Article Text
Abstract
Background Melanoma has a high mutational burden and is a highly metastatic and difficult-to-treat form of human cancer. The characteristics of more than 50% with BRAF mutation and immunogenicity have translated to targeted and immune therapies with remarkable responses and significantly improved patient survival. However, most patients will develop a tumor relapse and acquired resistance within several months. Understanding the molecular mechanism of recurrence and acquired resistance, as well as the potential of new therapeutic strategies in BRAF mutant melanoma, could be really important to improve patient outcomes. We previously have shown that resistance to BRAF kinase inhibitors (BRAFi) frequently occurs through the reactivation of AXL signaling. AXL was also shown to be expressed in the majority of metastatic melanoma, suggesting AXL is a viable target for treating patients with BRAFi-resistant and metastatic melanoma.

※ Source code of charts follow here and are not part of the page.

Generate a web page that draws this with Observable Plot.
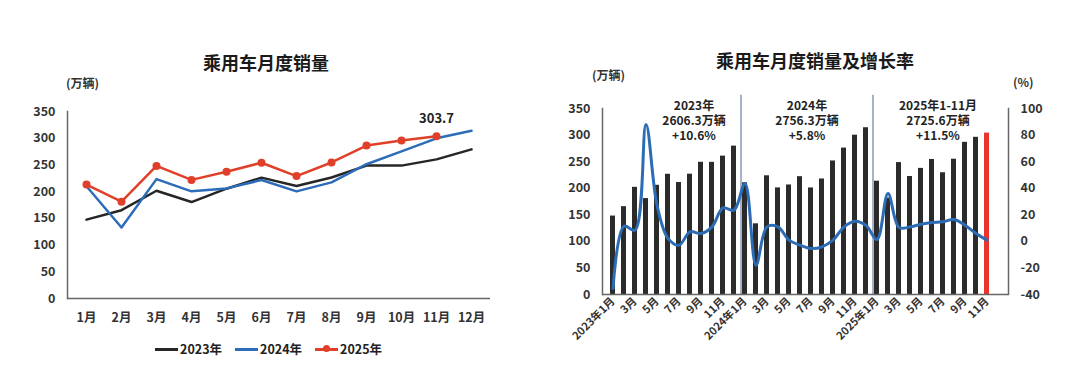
<!DOCTYPE html>
<html><head><meta charset="utf-8">
<script src="https://cdn.jsdelivr.net/npm/d3@7"></script>
<script src="https://cdn.jsdelivr.net/npm/@observablehq/plot@0.6"></script>
<style>
body{margin:0;background:#fff;font-family:"Noto Sans CJK SC","Noto Sans",sans-serif;}
#wrap{position:relative;width:1080px;height:378px;overflow:hidden;background:#fff;}
.abs{position:absolute;white-space:nowrap;font-weight:700;color:#222;line-height:1;}
.plot{position:absolute;top:0;}
.title{font-size:18px;color:#1a1a1a;transform:translateX(-50%);}
.unit{font-size:12px;color:#333;}
.leg{display:flex;align-items:center;font-size:12.5px;color:#222;}
.leg span.sw{display:inline-block;width:23px;height:3px;margin-right:2px;position:relative;}
</style></head><body><div id="wrap"></div>
<script>
// ---- data ----
const months = ["1月","2月","3月","4月","5月","6月","7月","8月","9月","10月","11月","12月"];
const years = ["2023年","2024年","2025年"];
const sales2023 = [147.6,165.3,201.7,180.5,205.5,226.2,210.7,226.4,248.8,248.7,260.4,279.2];
const sales2024 = [210.2,133.0,223.4,200.6,206.1,221.7,200.5,217.4,251.3,275.5,299.8,313.8];
const sales2025 = [213.2,181.3,248.2,222.0,237.3,254.1,229.1,254.6,286.3,295.8,303.7];
const growth2023 = [-35.5,11.4,8.4,88.0,27.2,2.2,-2.9,7.2,5.9,10.9,25.2,23.5];
const growth2024 = [43.6,-17.9,10.9,10.9,0.9,-2.9,-5.4,-4.1,0.9,10.9,15.2,12.0];
const growth2025 = [1.4,36.0,10.4,10.9,12.9,14.2,14.7,16.5,12.2,5.9,0.9];
const yearNotes = ["2023年\n2606.3万辆\n+10.6%","2024年\n2756.3万辆\n+5.8%","2025年1-11月\n2725.6万辆\n+11.5%"];
const salesTicks = [0,50,100,150,200,250,300,350];
const growthTicks = [-40,-20,0,20,40,60,80,100];

const FONT = '"Noto Sans CJK SC","Noto Sans",sans-serif';
const wrap = document.getElementById("wrap");
function addDiv(cls, html, style){const d=document.createElement("div");d.className="abs "+cls;d.innerHTML=html;Object.assign(d.style,style);wrap.appendChild(d);return d;}

// ---- left chart ----
const colors = {"2023年":"#262626","2024年":"#2c6cb8","2025年":"#e0402a"};
const seriesSales = [sales2023, sales2024, sales2025];
const rows = [];
seriesSales.forEach((arr,k)=>arr.forEach((v,i)=>rows.push({year:years[k], month:months[i], value:v})));
const byYear = y => rows.filter(d=>d.year===y);

const left = Plot.plot({
  width:540, height:378,
  marginLeft:67, marginRight:50, marginTop:111, marginBottom:80,
  style:{fontFamily:FONT, fontSize:"12.5px", fontWeight:700, color:"#333", background:"transparent", overflow:"visible"},
  x:{type:"point", domain:months, padding:0.5},
  y:{domain:[0,350]},
  marks:[
    Plot.frame({anchor:"left", stroke:"#666", strokeWidth:1.5}),
    Plot.ruleY([0], {stroke:"#666", strokeWidth:1.5}),
    Plot.axisY({ticks:salesTicks, tickSize:0, tickPadding:12, label:null}),
    Plot.axisX({tickSize:0, tickPadding:15, label:null}),
    Plot.line(byYear("2023年"), {x:"month", y:"value", stroke:colors["2023年"], strokeWidth:2.5}),
    Plot.line(byYear("2024年"), {x:"month", y:"value", stroke:colors["2024年"], strokeWidth:2.5}),
    Plot.line(byYear("2025年"), {x:"month", y:"value", stroke:colors["2025年"], strokeWidth:2.5}),
    Plot.dot(byYear("2025年"), {x:"month", y:"value", r:4, fill:colors["2025年"], stroke:"none"}),
    Plot.text(byYear("2025年").filter(d=>d.month==="11月"), {x:"month", y:"value", text:d=>d.value.toFixed(1), dy:-17, fontSize:13, fontWeight:700, fill:"#222"})
  ]
});
left.classList.add("plot"); left.style.left="0px";
wrap.appendChild(left);

addDiv("title","乘用车月度销量",{left:"266px",top:"53px"});
addDiv("unit","(万辆)",{left:"66px",top:"77px"});
const leg = addDiv("leg","",{left:"155px",top:"343px"});
years.forEach((y,k)=>{
  const item=document.createElement("div");item.style.display="flex";item.style.alignItems="center";item.style.marginRight=k<2?"13px":"0";
  const sw=document.createElement("span");sw.className="sw";sw.style.background=colors[y];
  if(y==="2025年"){const dot=document.createElement("span");Object.assign(dot.style,{position:"absolute",left:"8px",top:"-2.5px",width:"7px",height:"7px",borderRadius:"50%",background:colors[y]});sw.appendChild(dot);}
  item.appendChild(sw);
  const t=document.createElement("span");t.textContent=y;item.appendChild(t);
  leg.appendChild(item);
});

// ---- right chart ----
const growthSeries = [growth2023, growth2024, growth2025];
const data = [];
const keys = [];
[2023,2024,2025].forEach((yr,k)=>{
  for(let m=1;m<=12;m++){
    const key = yr+"-"+m; keys.push(key);
    const s = seriesSales[k][m-1];
    if(s!==undefined) data.push({key, yr, m, sales:s, growth:growthSeries[k][m-1]});
  }
});
const toPrimary = g => (g+40)/140*350;
const fromPrimary = v => Math.round(v/350*140-40);
const tickKeys = keys.filter(k=>{const [y,m]=k.split("-").map(Number);return m%2===1 && !(y===2025 && m>11);});
const fmtKey = k => {const [y,m]=k.split("-").map(Number); return m===1 ? y+"年"+m+"月" : m+"月";};
const last = data[data.length-1];
const notes = [
  {key:"2023-7", text:yearNotes[0], dx:15},
  {key:"2024-6", text:yearNotes[1], dx:7},
  {key:"2025-5", text:yearNotes[2], dx:17}
];
const noteMarks = notes.map(n => Plot.text([n], {x:"key", y:327.5, dx:n.dx, text:"text", lineHeight:1.25, fontSize:12, fontWeight:700, fill:"#222"}));

const right = Plot.plot({
  width:540, height:378,
  marginLeft:62, marginRight:72, marginTop:108, marginBottom:84,
  style:{fontFamily:FONT, fontSize:"12.5px", fontWeight:700, color:"#333", background:"transparent", overflow:"visible"},
  x:{type:"band", domain:keys, paddingInner:0.55, paddingOuter:0.275},
  y:{domain:[0,350]},
  marks:[
    Plot.barY(data.filter(d=>d!==last), {x:"key", y:"sales", fill:"#2b2b2b"}),
    Plot.barY([last], {x:"key", y:"sales", fill:"#e8342a"}),
    Plot.ruleX(["2024-1","2025-1"], {dx:-4, y1:0, y2:375, stroke:"#6f7fa6", strokeWidth:1.2}),
    Plot.frame({anchor:"left", stroke:"#666", strokeWidth:1.5}),
    Plot.frame({anchor:"right", stroke:"#666", strokeWidth:1.5}),
    Plot.ruleY([0], {stroke:"#666", strokeWidth:1.5}),
    Plot.line(data, {x:"key", y:d=>toPrimary(d.growth), curve:"catmull-rom", stroke:"#2c6cb5", strokeWidth:3}),
    Plot.axisY({ticks:salesTicks, tickSize:0, tickPadding:12, label:null}),
    Plot.axisY({anchor:"right", ticks:growthTicks.map(toPrimary), tickFormat:fromPrimary, tickSize:0, tickPadding:12, label:null}),
    Plot.axisX({ticks:tickKeys, tickFormat:fmtKey, tickRotate:-45, tickSize:0, tickPadding:5, fontSize:11, label:null}),
    ...noteMarks
  ]
});
right.classList.add("plot"); right.style.left="540px";
wrap.appendChild(right);

addDiv("title","乘用车月度销量及增长率",{left:"815px",top:"51px"});
addDiv("unit","(万辆)",{left:"592px",top:"69px"});
addDiv("unit","(%)",{left:"1013px",top:"76px"});
</script></body></html>
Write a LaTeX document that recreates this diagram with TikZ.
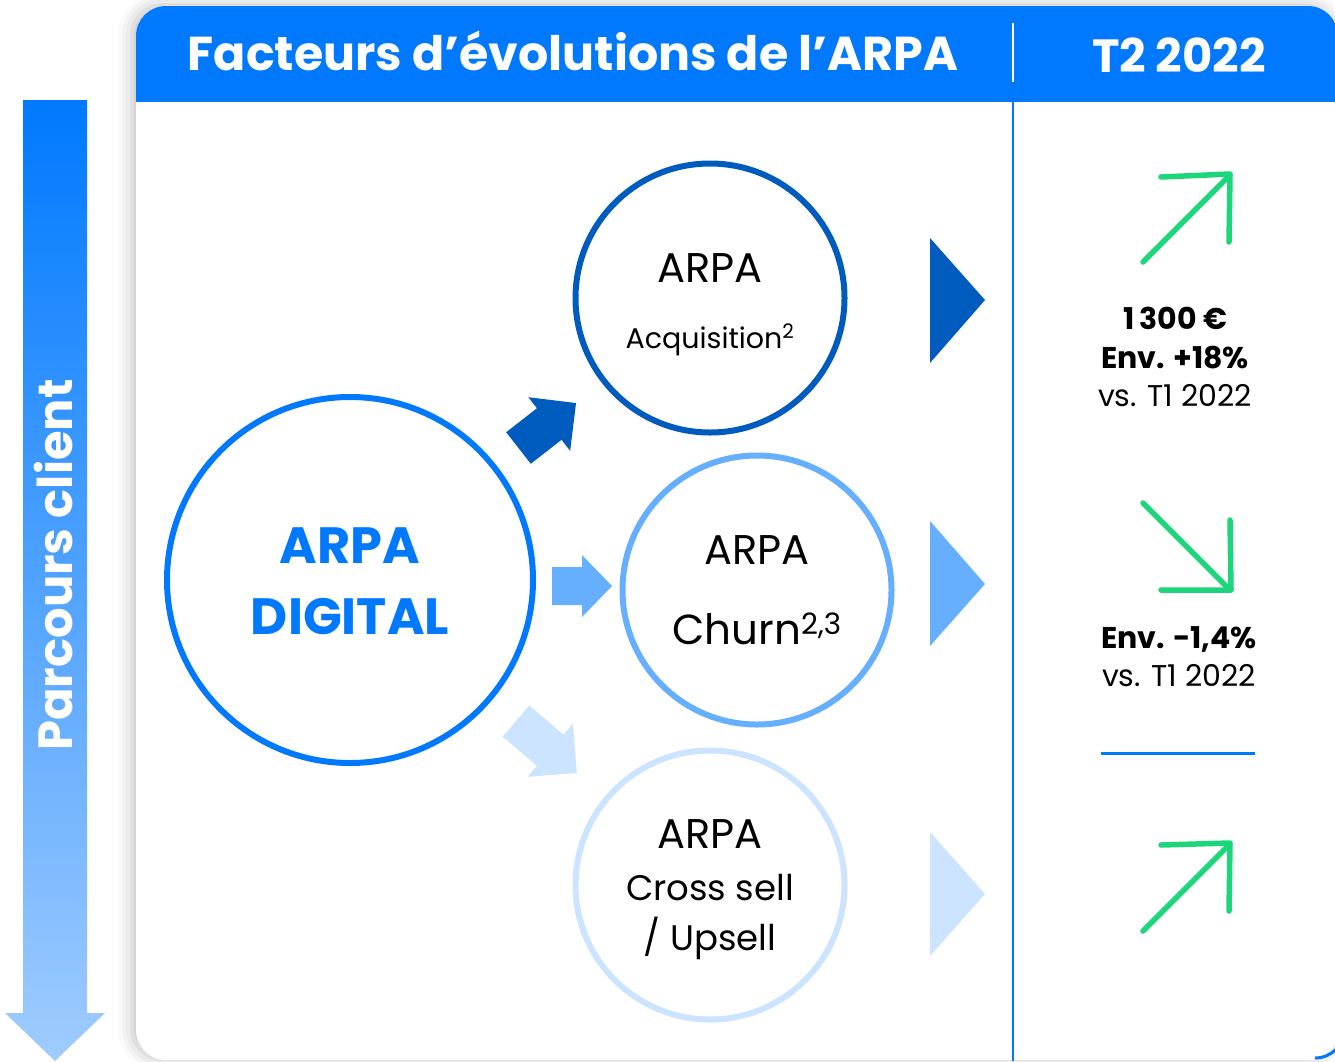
\documentclass[tikz,border=0pt]{standalone}
\usepackage{fontspec}
\setmainfont{Poppins}
\usetikzlibrary{shadows.blur}
\definecolor{hblue}{RGB}{0,121,255}
\definecolor{dblue}{RGB}{0,91,191}
\definecolor{mblue}{RGB}{102,175,255}
\definecolor{lblue}{RGB}{204,228,255}
\definecolor{arrowlow}{RGB}{160,204,255}
\definecolor{upgreen}{RGB}{29,214,124}
\newcommand\bkarrow[7]{%
  \fill[#1,shift={#2},rotate=#3] (0,-#5) -- ({#4-#7},-#5) -- ({#4-#7},-#6) -- (#4,0) -- ({#4-#7},#6) -- ({#4-#7},#5) -- (0,#5) -- cycle;}
\tikzset{
  ring/.style={circle,line width=6pt,minimum size=#1,inner sep=0pt,fill=white},
  ctext/.style={anchor=base,inner sep=0pt,text=black},
  greenarrow/.style={draw=upgreen,line width=5.5pt,line cap=round,line join=round},
  rtext/.style={anchor=base,inner sep=0pt,font=\fontsize{30}{34}\selectfont},
  rbold/.style={anchor=base,inner sep=0pt,font=\bfseries\fontsize{30}{34}\selectfont},
}
\begin{document}
\begin{tikzpicture}[x=1pt,y=-1pt]
\useasboundingbox (0,0) rectangle (1335,1061);
\clip (0,0) rectangle (1335,1061);
% panel
\path[fill=white,rounded corners=30pt,blur shadow={shadow xshift=-4pt,shadow yshift=1pt,shadow blur radius=14pt,shadow opacity=25}]
  (136,6) rectangle (1338,1060);
\begin{scope}
  \clip[rounded corners=30pt] (136,6) rectangle (1338,1060);
  \fill[hblue] (130,0) rectangle (1340,102);
\end{scope}
% header
\node[anchor=base,inner sep=0pt,text=white,font=\bfseries\fontsize{47.5}{52}\selectfont] (title) at (573,70) {Facteurs d’évolutions de l’ARPA};
\node[anchor=base,inner sep=0pt,text=white,font=\bfseries\fontsize{46.5}{50}\selectfont] (period) at (1179,72) {T2 2022};
\coordinate (divT) at (1013,23);
\coordinate (divB) at (1013,82);
\draw[white,line width=2.2pt] (divT) -- (divB);
\coordinate (colT) at (1013,102);
\coordinate (colB) at (1013,1061);
\draw[hblue,line width=2.5pt] (colT) -- (colB);
\draw[hblue,line width=3pt] (1345,1028) arc[start angle=0,end angle=90,radius=30];
% left arrow
\shade[top color=hblue,bottom color=arrowlow] (23,100) -- (87,100) -- (87,1013) -- (105,1013) -- (55,1061) -- (5,1013) -- (23,1013) -- cycle;
\node[anchor=base,rotate=90,inner sep=0pt,text=white,font=\bfseries\fontsize{48}{52}\selectfont] (parcours) at (72,565) {Parcours client};
% circles
\node[ring=366pt,draw=hblue] (digital) at (350,580) {};
\node[ctext,text=hblue,font=\bfseries\fontsize{51}{56}\selectfont] (dig1) at (350,563) {ARPA};
\node[ctext,text=hblue,font=\bfseries\fontsize{51}{56}\selectfont] (dig2) at (350,634) {DIGITAL};
\node[ring=269pt,draw=dblue] (acq) at (710,298) {};
\node[ctext,font=\fontsize{41.5}{46}\selectfont] (acq1) at (710,282) {ARPA};
\node[ctext,font=\fontsize{28.5}{32}\selectfont] (acq2) at (710,348) {Acquisition\textsuperscript{\fontsize{20}{20}\selectfont 2}};
\node[ring=269pt,draw=mblue] (churn) at (757,590) {};
\node[ctext,font=\fontsize{41.5}{46}\selectfont] (ch1) at (757,564) {ARPA};
\node[ctext,font=\fontsize{42}{46}\selectfont] (ch2) at (757,644) {Churn\textsuperscript{2,3}};
\node[ring=269pt,draw=lblue] (cross) at (710,885) {};
\node[ctext,font=\fontsize{41.5}{46}\selectfont] (cr1) at (710,848) {ARPA};
\node[ctext,font=\fontsize{35.5}{40}\selectfont] (cr2) at (710,900) {Cross sell};
\node[ctext,font=\fontsize{35.5}{40}\selectfont] (cr3) at (710,950) {/ Upsell};
% block arrows
\bkarrow{dblue}{(518.5,448)}{38}{73}{20}{34}{34}
\bkarrow{mblue}{(552,586)}{0}{60}{19}{31}{30}
\bkarrow{lblue}{(516,721)}{-40.5}{80}{20.5}{35}{35}
% triangles
\fill[dblue] (930,238) -- (985,300) -- (930,363) -- cycle;
\fill[mblue] (930,521) -- (985,584) -- (930,646) -- cycle;
\fill[lblue] (930,832) -- (985,894) -- (930,956) -- cycle;
% green arrows
\draw[greenarrow] (1143,262) -- (1229,176);
\draw[greenarrow] (1161,177) -- (1230,174) -- (1229,242);
\draw[greenarrow] (1143,503) -- (1229,589);
\draw[greenarrow] (1230,520) -- (1231,590) -- (1161,590);
\draw[greenarrow] (1143,931) -- (1229,845);
\draw[greenarrow] (1161,845) -- (1230,843) -- (1229,911);
% right texts
\node[rbold] (v1) at (1175,329) {1\,300 €};
\node[rbold] (v2) at (1175,368) {Env. +18\%};
\node[rtext] (v3) at (1175,406) {vs. T1 2022};
\node[rbold] (w1) at (1179,648) {Env. -1,4\%};
\node[rtext] (w2) at (1179,686) {vs. T1 2022};
\coordinate (sepL) at (1101,753);
\coordinate (sepR) at (1255,753);
\draw[hblue,line width=3pt] (sepL) -- (sepR);
\end{tikzpicture}
\end{document}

Methods We currently developed anti-AXL-specific CAR-NK cells for specifically targeting the BRAFi-resistant and metastatic melanomas with AXL expression.
Results We found that BRAFi-resistant melanomas could resist NK cell lysis while exhibiting significant sensitivity to anti-AXL CAR-NK cells. Moreover, the anti-AXL CAR-NK cells appeared a significantly higher ability of cytotoxicity to AXL-positive BRAFi-resistant melanoma compared to low AXL BRAFi-sensitive melanoma, suggesting that our CAR NK could specifically target the BRAFi-resistant melanoma with AXL expression. Notably, we found the anti-AXL CAR-NK cells could inhibit the BRAFi-resistant melanoma growth and metastasis in vivo preclinical mouse models.
Conclusions Our findings propose that Anti-AXL CAR-NK cell immunotherapy is a promising approach to target BRAF inhibitor drug-resistant and metastatic melanoma.
Acknowledgements This work was funded in part by the Intramural Research Program at the National Institutes of Health, and a Staff Scientist/Staff Clinician Research Award to Y.Y. from the Center for Cancer Research, National Cancer Institute.